Copy out, with no alterations, the lines below running from the one containing "What seaborn and" to the one containing "from matplotlib.ticker import FuncFormatter", inclusive at each end; pictures are omitted.

## [EXTRACTED ENTRIES]
::::

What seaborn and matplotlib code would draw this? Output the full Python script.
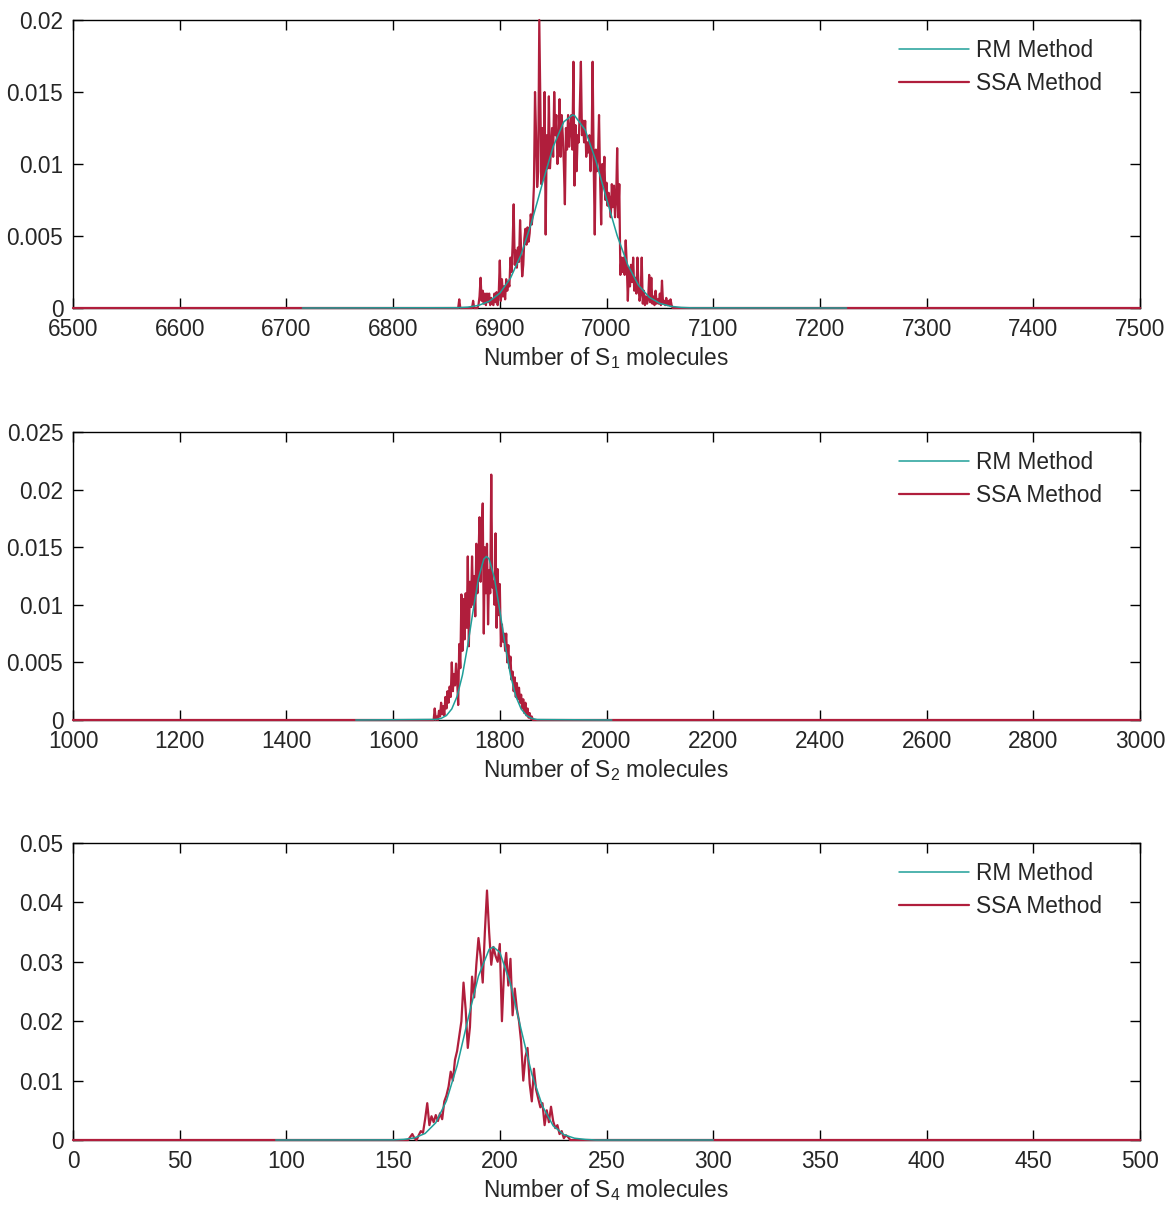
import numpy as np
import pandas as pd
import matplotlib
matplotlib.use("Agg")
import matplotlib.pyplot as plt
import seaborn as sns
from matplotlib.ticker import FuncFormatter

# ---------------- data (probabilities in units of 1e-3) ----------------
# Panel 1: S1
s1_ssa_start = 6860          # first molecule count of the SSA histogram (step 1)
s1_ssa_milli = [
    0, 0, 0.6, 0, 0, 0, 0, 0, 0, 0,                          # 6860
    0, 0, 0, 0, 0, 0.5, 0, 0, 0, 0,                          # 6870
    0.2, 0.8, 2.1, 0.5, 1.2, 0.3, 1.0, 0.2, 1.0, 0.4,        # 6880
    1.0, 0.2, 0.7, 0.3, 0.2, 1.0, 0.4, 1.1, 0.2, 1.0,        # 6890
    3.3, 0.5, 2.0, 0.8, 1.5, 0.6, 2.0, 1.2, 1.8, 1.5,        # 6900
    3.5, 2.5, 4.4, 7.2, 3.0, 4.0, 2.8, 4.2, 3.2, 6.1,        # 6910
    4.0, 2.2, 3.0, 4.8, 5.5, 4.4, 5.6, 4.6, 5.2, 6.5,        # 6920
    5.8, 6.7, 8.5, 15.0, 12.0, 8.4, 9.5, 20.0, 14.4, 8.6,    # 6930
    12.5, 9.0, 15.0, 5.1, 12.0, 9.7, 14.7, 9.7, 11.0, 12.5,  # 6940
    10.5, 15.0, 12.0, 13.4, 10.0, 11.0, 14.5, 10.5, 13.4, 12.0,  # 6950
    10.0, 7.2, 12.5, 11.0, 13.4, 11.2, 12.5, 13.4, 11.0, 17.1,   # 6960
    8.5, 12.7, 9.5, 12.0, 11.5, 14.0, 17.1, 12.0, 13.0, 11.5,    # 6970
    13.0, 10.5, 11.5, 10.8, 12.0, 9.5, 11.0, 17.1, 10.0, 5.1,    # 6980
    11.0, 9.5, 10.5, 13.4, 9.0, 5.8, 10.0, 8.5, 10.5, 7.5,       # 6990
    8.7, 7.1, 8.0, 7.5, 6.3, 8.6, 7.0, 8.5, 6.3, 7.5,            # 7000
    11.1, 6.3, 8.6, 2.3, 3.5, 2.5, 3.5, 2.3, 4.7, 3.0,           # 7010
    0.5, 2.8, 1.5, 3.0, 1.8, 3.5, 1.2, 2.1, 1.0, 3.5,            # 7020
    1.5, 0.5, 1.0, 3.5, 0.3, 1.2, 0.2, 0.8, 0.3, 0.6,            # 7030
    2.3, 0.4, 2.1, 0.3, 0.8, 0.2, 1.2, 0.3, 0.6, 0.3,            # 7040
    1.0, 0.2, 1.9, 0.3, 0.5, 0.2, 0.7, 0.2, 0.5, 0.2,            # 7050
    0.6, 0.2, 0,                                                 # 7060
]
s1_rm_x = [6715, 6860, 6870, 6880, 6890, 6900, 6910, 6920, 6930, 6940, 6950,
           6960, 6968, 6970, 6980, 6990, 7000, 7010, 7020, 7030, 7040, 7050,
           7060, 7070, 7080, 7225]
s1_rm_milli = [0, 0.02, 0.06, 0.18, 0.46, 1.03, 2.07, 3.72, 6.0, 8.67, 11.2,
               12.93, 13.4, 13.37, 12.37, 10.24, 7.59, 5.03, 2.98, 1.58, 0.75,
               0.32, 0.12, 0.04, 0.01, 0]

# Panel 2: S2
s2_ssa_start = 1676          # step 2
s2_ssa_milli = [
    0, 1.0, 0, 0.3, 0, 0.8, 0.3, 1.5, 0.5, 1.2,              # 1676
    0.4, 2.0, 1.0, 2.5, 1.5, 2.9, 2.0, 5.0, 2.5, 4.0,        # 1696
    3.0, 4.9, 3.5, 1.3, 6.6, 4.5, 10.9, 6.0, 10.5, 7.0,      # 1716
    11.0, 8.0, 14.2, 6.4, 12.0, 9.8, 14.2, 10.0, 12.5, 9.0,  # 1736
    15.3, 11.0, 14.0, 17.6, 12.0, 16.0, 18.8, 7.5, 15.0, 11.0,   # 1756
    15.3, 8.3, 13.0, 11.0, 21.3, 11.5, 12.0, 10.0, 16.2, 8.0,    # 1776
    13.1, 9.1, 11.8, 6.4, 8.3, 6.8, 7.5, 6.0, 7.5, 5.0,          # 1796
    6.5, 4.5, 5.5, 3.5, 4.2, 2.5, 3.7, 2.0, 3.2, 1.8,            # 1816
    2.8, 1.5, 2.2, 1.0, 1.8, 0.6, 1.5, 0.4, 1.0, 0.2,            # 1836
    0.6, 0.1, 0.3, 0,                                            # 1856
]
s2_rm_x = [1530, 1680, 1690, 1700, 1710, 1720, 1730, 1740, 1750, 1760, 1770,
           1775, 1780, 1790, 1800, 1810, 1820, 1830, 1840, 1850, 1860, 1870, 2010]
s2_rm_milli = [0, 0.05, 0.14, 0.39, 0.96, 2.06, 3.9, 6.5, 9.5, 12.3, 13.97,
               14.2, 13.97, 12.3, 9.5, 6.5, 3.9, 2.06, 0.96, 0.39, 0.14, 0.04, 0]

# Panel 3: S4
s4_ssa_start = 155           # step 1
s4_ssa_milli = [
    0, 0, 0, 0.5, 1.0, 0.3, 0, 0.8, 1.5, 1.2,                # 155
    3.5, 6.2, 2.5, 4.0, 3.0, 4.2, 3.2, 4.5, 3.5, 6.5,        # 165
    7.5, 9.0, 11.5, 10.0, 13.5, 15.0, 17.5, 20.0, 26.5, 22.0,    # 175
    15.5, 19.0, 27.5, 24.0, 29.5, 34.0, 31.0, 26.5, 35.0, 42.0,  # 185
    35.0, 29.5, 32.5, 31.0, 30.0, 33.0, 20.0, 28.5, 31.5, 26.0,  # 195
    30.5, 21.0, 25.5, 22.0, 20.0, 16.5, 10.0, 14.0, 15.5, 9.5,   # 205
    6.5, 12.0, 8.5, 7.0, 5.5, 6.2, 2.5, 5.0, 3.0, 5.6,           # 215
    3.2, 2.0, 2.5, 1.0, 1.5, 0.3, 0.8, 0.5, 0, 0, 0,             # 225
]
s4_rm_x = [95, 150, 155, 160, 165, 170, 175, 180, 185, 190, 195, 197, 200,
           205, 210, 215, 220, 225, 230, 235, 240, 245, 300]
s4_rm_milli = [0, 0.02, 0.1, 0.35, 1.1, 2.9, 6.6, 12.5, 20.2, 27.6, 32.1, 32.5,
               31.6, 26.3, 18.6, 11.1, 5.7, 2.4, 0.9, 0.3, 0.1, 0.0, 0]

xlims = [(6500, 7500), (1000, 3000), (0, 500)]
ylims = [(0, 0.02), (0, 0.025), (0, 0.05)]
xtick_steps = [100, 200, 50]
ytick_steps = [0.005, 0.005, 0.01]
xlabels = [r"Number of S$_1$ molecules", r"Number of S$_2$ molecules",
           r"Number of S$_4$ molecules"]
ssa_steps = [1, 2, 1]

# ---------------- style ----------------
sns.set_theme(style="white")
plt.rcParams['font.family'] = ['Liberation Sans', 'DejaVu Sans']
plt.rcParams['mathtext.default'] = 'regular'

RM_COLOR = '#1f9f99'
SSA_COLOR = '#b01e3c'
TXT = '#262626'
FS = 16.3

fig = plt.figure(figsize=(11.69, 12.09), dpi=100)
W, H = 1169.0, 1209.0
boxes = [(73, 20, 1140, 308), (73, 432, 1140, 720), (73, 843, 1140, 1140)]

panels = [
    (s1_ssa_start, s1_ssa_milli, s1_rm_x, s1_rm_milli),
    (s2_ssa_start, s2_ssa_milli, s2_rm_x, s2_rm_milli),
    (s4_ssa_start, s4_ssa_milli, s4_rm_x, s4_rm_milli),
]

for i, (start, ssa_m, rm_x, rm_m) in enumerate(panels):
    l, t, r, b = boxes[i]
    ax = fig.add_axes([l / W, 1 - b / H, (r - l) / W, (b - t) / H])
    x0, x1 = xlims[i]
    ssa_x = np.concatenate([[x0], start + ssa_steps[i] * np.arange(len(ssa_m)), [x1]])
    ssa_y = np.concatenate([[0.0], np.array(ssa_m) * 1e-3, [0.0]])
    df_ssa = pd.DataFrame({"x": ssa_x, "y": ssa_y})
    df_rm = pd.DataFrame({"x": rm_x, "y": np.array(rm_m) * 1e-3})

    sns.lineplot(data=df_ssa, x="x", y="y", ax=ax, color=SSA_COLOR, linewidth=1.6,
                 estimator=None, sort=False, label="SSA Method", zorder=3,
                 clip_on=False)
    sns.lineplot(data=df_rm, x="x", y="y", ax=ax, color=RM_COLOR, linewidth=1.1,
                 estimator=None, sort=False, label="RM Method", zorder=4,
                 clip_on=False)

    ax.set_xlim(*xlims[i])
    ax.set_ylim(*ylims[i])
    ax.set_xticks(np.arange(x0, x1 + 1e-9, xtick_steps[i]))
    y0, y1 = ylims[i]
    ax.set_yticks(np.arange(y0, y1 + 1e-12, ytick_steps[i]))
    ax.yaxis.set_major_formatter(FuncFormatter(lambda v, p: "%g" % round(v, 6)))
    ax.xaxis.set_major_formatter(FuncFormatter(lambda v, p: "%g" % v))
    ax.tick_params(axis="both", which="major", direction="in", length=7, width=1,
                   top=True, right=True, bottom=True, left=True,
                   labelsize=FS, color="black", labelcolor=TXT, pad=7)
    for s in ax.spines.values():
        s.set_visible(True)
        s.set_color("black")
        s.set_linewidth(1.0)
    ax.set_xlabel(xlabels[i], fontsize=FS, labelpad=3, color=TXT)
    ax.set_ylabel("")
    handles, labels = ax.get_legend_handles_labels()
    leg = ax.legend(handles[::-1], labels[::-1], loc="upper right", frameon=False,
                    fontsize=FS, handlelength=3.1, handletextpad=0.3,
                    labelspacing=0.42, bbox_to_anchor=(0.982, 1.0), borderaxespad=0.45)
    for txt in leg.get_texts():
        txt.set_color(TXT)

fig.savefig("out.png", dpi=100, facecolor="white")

::::

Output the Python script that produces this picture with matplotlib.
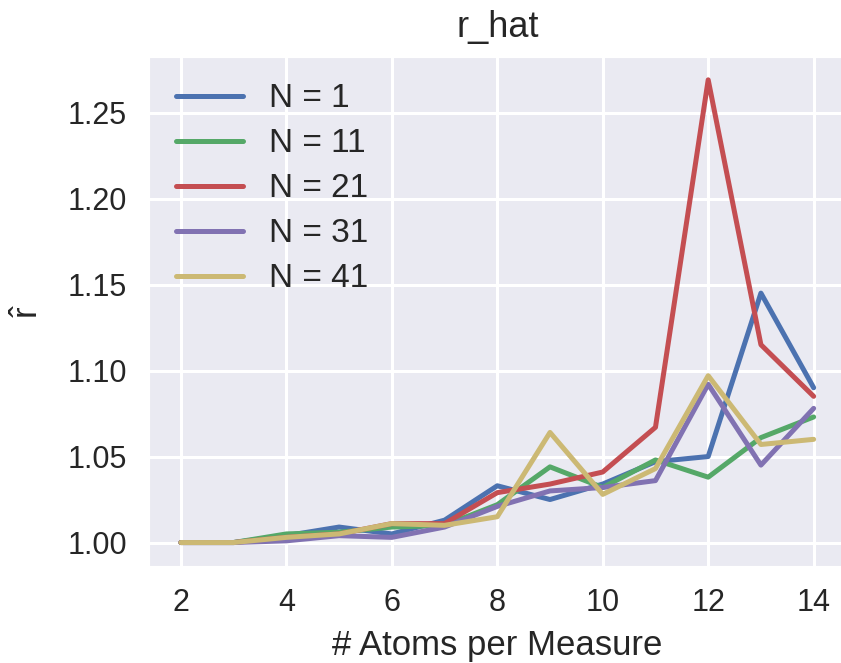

::::

## [FINAL RESULT]
What seaborn and matplotlib code would draw this? Output the full Python script.
import numpy as np
import pandas as pd
import matplotlib
matplotlib.use("Agg")
import matplotlib.pyplot as plt
import seaborn as sns
from matplotlib.ticker import FuncFormatter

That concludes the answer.